At the time I was working very closely with Ernie Trova, and the casting was going on at the same foundry where I was, at the same time, so I saw it as it was being made. The first time I saw it, it looked really dead, because it didn’t yet have pupils. When they placed it, the bigger deal was the park, not the statue. At the time we were happy that his work in the city was being acknowledged. There’s a second one at the Webster Community Music School at Faust Park.
One interesting thing is, the eye height of the statue is exactly my eye height.
Does it truly look like your father?
It’s a fair representation—kind of. It’s exaggerated. It seems exaggerated to me. His nose wasn’t that big, or his lips.
Jason Robards looks more like him in some spaghetti Western.
Is it too “heroic”?
It’s not like it’s looking down onto a giant reservoir in Forest Park or something. It’s facing the Fox. The box office. Which is appropriate. [Laughs.] It is an oversized head, but in art-historical terms, he’s not riding a horse or holding a speech, so it’s not heroic.

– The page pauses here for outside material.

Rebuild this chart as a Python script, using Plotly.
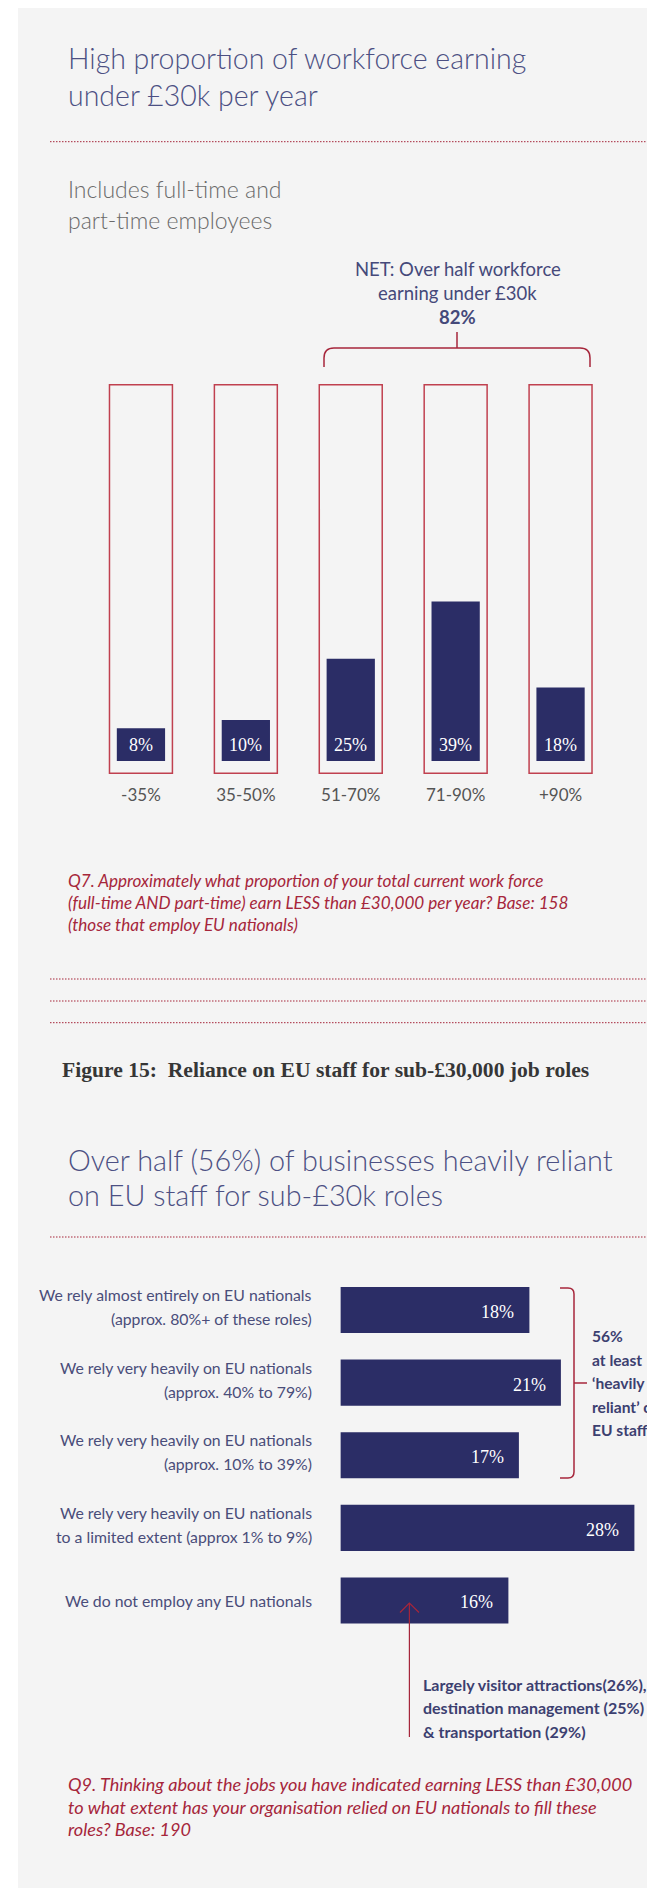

He was a civic leader, and in all honesty this neighborhood [Grand Center] wouldn’t be here had he and others not done what they did for Grand Center and the Symphony. In the early’80s, it was very rough over here.
People are always defacing public art. Has that been a concern?
I think people do rub the nose; the nose is a little shinier.
If you were having a problem, could you go talk to the statue?
No. This isn’t a Rocky movie, where you talk to dead mentors.
You have your own copy of the statue, too, you told me. What’s that like?
I don’t assign any mystical qualities to it. I have it in storage. I don’t know what I’ll do with it. I used to think about putting it on the roof of my building. Maybe someday I’ll have a garden and I’ll have him hide in the bushes. [Laughs.] If I’m ever fortunate enough to have kids—on purpose—it would be their grandpa. My niece is 3, and she calls the statue in Grand Center “Grandpa.”
Has having a statue of your dad in the world taken some getting used to?
Not really. When I’m in St. Louis these days, it’s for work, and I think a lot when I’m coming back here about the meaning of working here, and there’s this idea of my parents and the culture here. I’ll never have that kind of impact here, but the statue is a reminder of what you can do. I frequently think about whether my dad would like what we’re doing at White Flag. I don’ think he would like the art. [Laughs.] It does remind me of my dad. I had a very close relationship with him. In fact, I wear his belt every day—I’ve had it adjusted four times.
One surreal thing is the Murphy Lee video where at one point he raps at my dad’s statue.